--- START Information shown ---

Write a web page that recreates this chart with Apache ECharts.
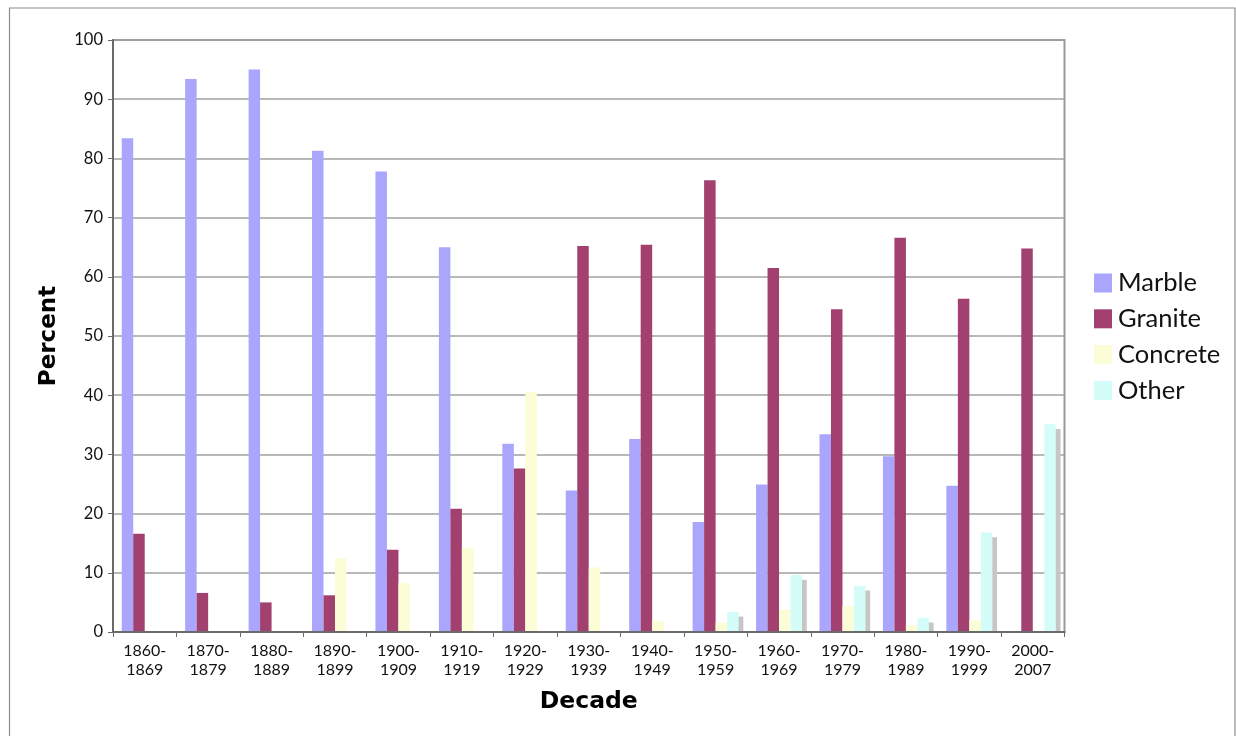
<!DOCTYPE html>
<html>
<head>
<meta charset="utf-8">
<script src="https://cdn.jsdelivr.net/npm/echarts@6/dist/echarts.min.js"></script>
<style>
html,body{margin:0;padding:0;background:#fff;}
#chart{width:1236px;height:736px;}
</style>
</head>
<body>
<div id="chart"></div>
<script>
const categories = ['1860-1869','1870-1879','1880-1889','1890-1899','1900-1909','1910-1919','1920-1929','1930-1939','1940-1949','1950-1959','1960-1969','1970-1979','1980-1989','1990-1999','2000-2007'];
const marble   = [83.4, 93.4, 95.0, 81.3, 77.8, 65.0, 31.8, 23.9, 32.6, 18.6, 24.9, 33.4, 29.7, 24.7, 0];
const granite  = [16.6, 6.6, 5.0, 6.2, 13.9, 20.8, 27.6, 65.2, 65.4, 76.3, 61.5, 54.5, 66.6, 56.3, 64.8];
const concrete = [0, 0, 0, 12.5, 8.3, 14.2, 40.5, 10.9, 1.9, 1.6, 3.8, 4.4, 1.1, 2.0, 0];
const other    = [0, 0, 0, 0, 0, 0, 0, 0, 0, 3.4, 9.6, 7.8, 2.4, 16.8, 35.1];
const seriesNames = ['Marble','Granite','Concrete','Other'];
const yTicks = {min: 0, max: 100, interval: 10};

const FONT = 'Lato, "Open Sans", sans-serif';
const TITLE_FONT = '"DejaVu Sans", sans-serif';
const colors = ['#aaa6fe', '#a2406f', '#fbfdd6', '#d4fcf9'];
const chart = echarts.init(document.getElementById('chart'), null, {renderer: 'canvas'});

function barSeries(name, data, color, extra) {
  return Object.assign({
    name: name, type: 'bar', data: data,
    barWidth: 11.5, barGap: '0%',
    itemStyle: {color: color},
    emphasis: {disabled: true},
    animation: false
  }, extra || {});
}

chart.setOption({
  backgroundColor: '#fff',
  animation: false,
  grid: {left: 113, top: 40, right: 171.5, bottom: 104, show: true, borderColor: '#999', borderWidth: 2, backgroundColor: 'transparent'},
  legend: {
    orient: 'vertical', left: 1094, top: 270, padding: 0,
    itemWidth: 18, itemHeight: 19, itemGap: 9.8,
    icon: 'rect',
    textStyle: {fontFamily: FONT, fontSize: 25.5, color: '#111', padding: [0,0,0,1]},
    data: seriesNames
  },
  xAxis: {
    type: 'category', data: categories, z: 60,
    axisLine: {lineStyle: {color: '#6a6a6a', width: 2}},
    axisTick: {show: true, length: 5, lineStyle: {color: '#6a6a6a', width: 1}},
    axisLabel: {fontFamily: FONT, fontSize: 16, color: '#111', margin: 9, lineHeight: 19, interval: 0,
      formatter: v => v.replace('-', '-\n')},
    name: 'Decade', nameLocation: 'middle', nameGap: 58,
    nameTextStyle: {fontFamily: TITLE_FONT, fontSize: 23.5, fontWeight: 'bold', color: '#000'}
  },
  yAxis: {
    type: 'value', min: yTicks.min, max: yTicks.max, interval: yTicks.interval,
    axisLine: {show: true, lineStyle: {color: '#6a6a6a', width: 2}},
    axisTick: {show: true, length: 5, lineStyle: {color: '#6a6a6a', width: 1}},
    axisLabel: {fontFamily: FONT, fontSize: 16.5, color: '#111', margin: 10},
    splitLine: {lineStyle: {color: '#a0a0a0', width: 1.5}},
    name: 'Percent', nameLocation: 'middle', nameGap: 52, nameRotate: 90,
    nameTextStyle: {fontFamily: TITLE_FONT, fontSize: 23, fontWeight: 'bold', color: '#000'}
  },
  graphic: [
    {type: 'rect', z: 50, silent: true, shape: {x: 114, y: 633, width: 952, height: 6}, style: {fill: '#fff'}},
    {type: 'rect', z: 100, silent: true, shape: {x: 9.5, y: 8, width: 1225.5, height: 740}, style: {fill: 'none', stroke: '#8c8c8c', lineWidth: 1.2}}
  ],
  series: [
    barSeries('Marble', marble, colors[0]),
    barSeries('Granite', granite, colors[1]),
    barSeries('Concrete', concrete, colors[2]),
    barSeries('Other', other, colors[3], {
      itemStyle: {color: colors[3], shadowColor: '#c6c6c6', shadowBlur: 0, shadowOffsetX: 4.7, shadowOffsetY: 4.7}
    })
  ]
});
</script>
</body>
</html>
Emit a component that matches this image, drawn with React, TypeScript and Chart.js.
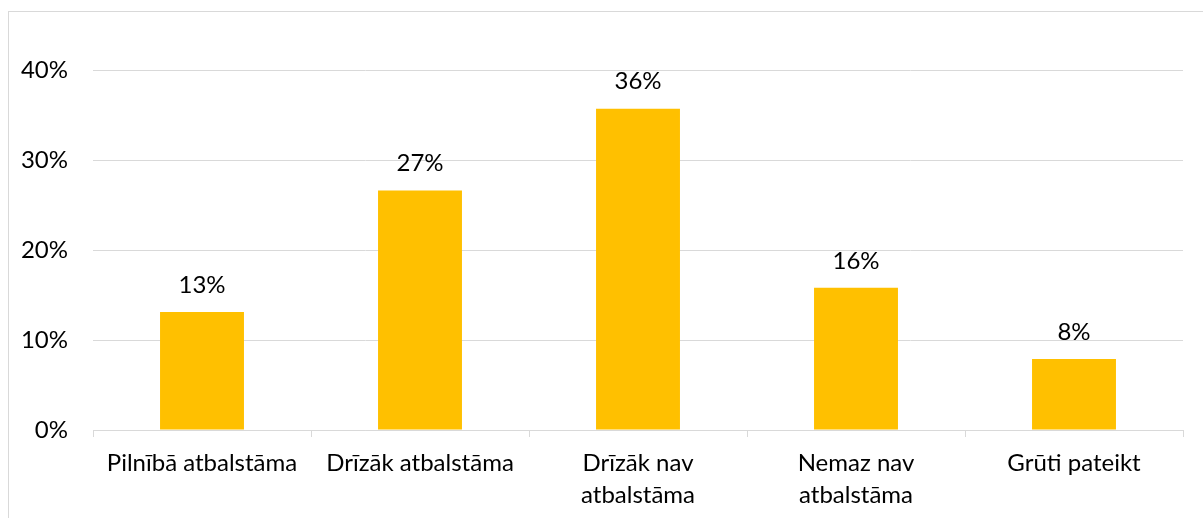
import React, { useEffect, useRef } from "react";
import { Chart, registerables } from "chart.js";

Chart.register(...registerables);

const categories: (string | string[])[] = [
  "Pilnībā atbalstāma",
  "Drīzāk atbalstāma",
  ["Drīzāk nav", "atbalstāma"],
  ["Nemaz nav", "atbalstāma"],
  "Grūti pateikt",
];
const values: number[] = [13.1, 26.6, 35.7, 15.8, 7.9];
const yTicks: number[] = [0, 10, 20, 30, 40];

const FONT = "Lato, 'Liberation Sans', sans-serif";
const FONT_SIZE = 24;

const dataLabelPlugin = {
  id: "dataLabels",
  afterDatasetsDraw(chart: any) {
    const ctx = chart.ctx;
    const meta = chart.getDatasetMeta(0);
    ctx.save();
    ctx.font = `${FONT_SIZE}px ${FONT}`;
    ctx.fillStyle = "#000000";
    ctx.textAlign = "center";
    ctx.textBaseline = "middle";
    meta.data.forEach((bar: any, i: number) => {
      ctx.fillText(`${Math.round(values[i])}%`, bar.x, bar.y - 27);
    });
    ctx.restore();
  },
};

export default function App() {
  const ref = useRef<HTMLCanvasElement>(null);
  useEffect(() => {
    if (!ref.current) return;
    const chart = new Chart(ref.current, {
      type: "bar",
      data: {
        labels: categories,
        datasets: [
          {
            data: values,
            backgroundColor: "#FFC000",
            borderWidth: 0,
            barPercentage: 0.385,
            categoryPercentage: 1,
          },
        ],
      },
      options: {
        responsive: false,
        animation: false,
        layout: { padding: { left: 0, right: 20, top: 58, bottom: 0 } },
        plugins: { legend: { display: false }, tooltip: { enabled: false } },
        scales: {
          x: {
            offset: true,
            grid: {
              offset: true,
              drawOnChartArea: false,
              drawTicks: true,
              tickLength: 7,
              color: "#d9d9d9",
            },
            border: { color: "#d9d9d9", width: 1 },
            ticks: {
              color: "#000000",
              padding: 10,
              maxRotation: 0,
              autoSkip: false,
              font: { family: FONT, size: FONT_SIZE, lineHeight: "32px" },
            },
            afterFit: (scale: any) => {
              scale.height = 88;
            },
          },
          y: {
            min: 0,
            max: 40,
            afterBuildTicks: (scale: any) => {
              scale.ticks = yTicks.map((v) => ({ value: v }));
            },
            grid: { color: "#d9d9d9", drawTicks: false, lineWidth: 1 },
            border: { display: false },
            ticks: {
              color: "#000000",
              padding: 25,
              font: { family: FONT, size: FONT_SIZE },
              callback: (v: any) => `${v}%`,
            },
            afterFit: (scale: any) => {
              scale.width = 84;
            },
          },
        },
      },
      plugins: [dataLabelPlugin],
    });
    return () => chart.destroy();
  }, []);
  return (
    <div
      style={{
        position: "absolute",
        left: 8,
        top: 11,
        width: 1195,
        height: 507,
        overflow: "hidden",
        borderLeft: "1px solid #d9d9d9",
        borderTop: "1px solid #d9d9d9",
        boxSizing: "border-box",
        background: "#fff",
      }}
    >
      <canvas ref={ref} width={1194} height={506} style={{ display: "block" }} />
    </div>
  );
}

--- END Information shown ---

Requirement
Reproduce each entry precisely, dropping only the pictures.

Written reply
Write a web page that recreates this chart with Apache ECharts.
<!DOCTYPE html>
<html>
<head>
<meta charset="utf-8">
<script src="https://cdn.jsdelivr.net/npm/echarts@6/dist/echarts.min.js"></script>
<style>
html,body{margin:0;padding:0;background:#fff;}
#chart{width:1236px;height:736px;}
</style>
</head>
<body>
<div id="chart"></div>
<script>
const categories = ['1860-1869','1870-1879','1880-1889','1890-1899','1900-1909','1910-1919','1920-1929','1930-1939','1940-1949','1950-1959','1960-1969','1970-1979','1980-1989','1990-1999','2000-2007'];
const marble   = [83.4, 93.4, 95.0, 81.3, 77.8, 65.0, 31.8, 23.9, 32.6, 18.6, 24.9, 33.4, 29.7, 24.7, 0];
const granite  = [16.6, 6.6, 5.0, 6.2, 13.9, 20.8, 27.6, 65.2, 65.4, 76.3, 61.5, 54.5, 66.6, 56.3, 64.8];
const concrete = [0, 0, 0, 12.5, 8.3, 14.2, 40.5, 10.9, 1.9, 1.6, 3.8, 4.4, 1.1, 2.0, 0];
const other    = [0, 0, 0, 0, 0, 0, 0, 0, 0, 3.4, 9.6, 7.8, 2.4, 16.8, 35.1];
const seriesNames = ['Marble','Granite','Concrete','Other'];
const yTicks = {min: 0, max: 100, interval: 10};

const FONT = 'Lato, "Open Sans", sans-serif';
const TITLE_FONT = '"DejaVu Sans", sans-serif';
const colors = ['#aaa6fe', '#a2406f', '#fbfdd6', '#d4fcf9'];
const chart = echarts.init(document.getElementById('chart'), null, {renderer: 'canvas'});

function barSeries(name, data, color, extra) {
  return Object.assign({
    name: name, type: 'bar', data: data,
    barWidth: 11.5, barGap: '0%',
    itemStyle: {color: color},
    emphasis: {disabled: true},
    animation: false
  }, extra || {});
}

chart.setOption({
  backgroundColor: '#fff',
  animation: false,
  grid: {left: 113, top: 40, right: 171.5, bottom: 104, show: true, borderColor: '#999', borderWidth: 2, backgroundColor: 'transparent'},
  legend: {
    orient: 'vertical', left: 1094, top: 270, padding: 0,
    itemWidth: 18, itemHeight: 19, itemGap: 9.8,
    icon: 'rect',
    textStyle: {fontFamily: FONT, fontSize: 25.5, color: '#111', padding: [0,0,0,1]},
    data: seriesNames
  },
  xAxis: {
    type: 'category', data: categories, z: 60,
    axisLine: {lineStyle: {color: '#6a6a6a', width: 2}},
    axisTick: {show: true, length: 5, lineStyle: {color: '#6a6a6a', width: 1}},
    axisLabel: {fontFamily: FONT, fontSize: 16, color: '#111', margin: 9, lineHeight: 19, interval: 0,
      formatter: v => v.replace('-', '-\n')},
    name: 'Decade', nameLocation: 'middle', nameGap: 58,
    nameTextStyle: {fontFamily: TITLE_FONT, fontSize: 23.5, fontWeight: 'bold', color: '#000'}
  },
  yAxis: {
    type: 'value', min: yTicks.min, max: yTicks.max, interval: yTicks.interval,
    axisLine: {show: true, lineStyle: {color: '#6a6a6a', width: 2}},
    axisTick: {show: true, length: 5, lineStyle: {color: '#6a6a6a', width: 1}},
    axisLabel: {fontFamily: FONT, fontSize: 16.5, color: '#111', margin: 10},
    splitLine: {lineStyle: {color: '#a0a0a0', width: 1.5}},
    name: 'Percent', nameLocation: 'middle', nameGap: 52, nameRotate: 90,
    nameTextStyle: {fontFamily: TITLE_FONT, fontSize: 23, fontWeight: 'bold', color: '#000'}
  },
  graphic: [
    {type: 'rect', z: 50, silent: true, shape: {x: 114, y: 633, width: 952, height: 6}, style: {fill: '#fff'}},
    {type: 'rect', z: 100, silent: true, shape: {x: 9.5, y: 8, width: 1225.5, height: 740}, style: {fill: 'none', stroke: '#8c8c8c', lineWidth: 1.2}}
  ],
  series: [
    barSeries('Marble', marble, colors[0]),
    barSeries('Granite', granite, colors[1]),
    barSeries('Concrete', concrete, colors[2]),
    barSeries('Other', other, colors[3], {
      itemStyle: {color: colors[3], shadowColor: '#c6c6c6', shadowBlur: 0, shadowOffsetX: 4.7, shadowOffsetY: 4.7}
    })
  ]
});
</script>
</body>
</html>
Emit a component that matches this image, drawn with React, TypeScript and Chart.js.
import React, { useEffect, useRef } from "react";
import { Chart, registerables } from "chart.js";

Chart.register(...registerables);

const categories: (string | string[])[] = [
  "Pilnībā atbalstāma",
  "Drīzāk atbalstāma",
  ["Drīzāk nav", "atbalstāma"],
  ["Nemaz nav", "atbalstāma"],
  "Grūti pateikt",
];
const values: number[] = [13.1, 26.6, 35.7, 15.8, 7.9];
const yTicks: number[] = [0, 10, 20, 30, 40];

const FONT = "Lato, 'Liberation Sans', sans-serif";
const FONT_SIZE = 24;

const dataLabelPlugin = {
  id: "dataLabels",
  afterDatasetsDraw(chart: any) {
    const ctx = chart.ctx;
    const meta = chart.getDatasetMeta(0);
    ctx.save();
    ctx.font = `${FONT_SIZE}px ${FONT}`;
    ctx.fillStyle = "#000000";
    ctx.textAlign = "center";
    ctx.textBaseline = "middle";
    meta.data.forEach((bar: any, i: number) => {
      ctx.fillText(`${Math.round(values[i])}%`, bar.x, bar.y - 27);
    });
    ctx.restore();
  },
};

export default function App() {
  const ref = useRef<HTMLCanvasElement>(null);
  useEffect(() => {
    if (!ref.current) return;
    const chart = new Chart(ref.current, {
      type: "bar",
      data: {
        labels: categories,
        datasets: [
          {
            data: values,
            backgroundColor: "#FFC000",
            borderWidth: 0,
            barPercentage: 0.385,
            categoryPercentage: 1,
          },
        ],
      },
      options: {
        responsive: false,
        animation: false,
        layout: { padding: { left: 0, right: 20, top: 58, bottom: 0 } },
        plugins: { legend: { display: false }, tooltip: { enabled: false } },
        scales: {
          x: {
            offset: true,
            grid: {
              offset: true,
              drawOnChartArea: false,
              drawTicks: true,
              tickLength: 7,
              color: "#d9d9d9",
            },
            border: { color: "#d9d9d9", width: 1 },
            ticks: {
              color: "#000000",
              padding: 10,
              maxRotation: 0,
              autoSkip: false,
              font: { family: FONT, size: FONT_SIZE, lineHeight: "32px" },
            },
            afterFit: (scale: any) => {
              scale.height = 88;
            },
          },
          y: {
            min: 0,
            max: 40,
            afterBuildTicks: (scale: any) => {
              scale.ticks = yTicks.map((v) => ({ value: v }));
            },
            grid: { color: "#d9d9d9", drawTicks: false, lineWidth: 1 },
            border: { display: false },
            ticks: {
              color: "#000000",
              padding: 25,
              font: { family: FONT, size: FONT_SIZE },
              callback: (v: any) => `${v}%`,
            },
            afterFit: (scale: any) => {
              scale.width = 84;
            },
          },
        },
      },
      plugins: [dataLabelPlugin],
    });
    return () => chart.destroy();
  }, []);
  return (
    <div
      style={{
        position: "absolute",
        left: 8,
        top: 11,
        width: 1195,
        height: 507,
        overflow: "hidden",
        borderLeft: "1px solid #d9d9d9",
        borderTop: "1px solid #d9d9d9",
        boxSizing: "border-box",
        background: "#fff",
      }}
    >
      <canvas ref={ref} width={1194} height={506} style={{ display: "block" }} />
    </div>
  );
}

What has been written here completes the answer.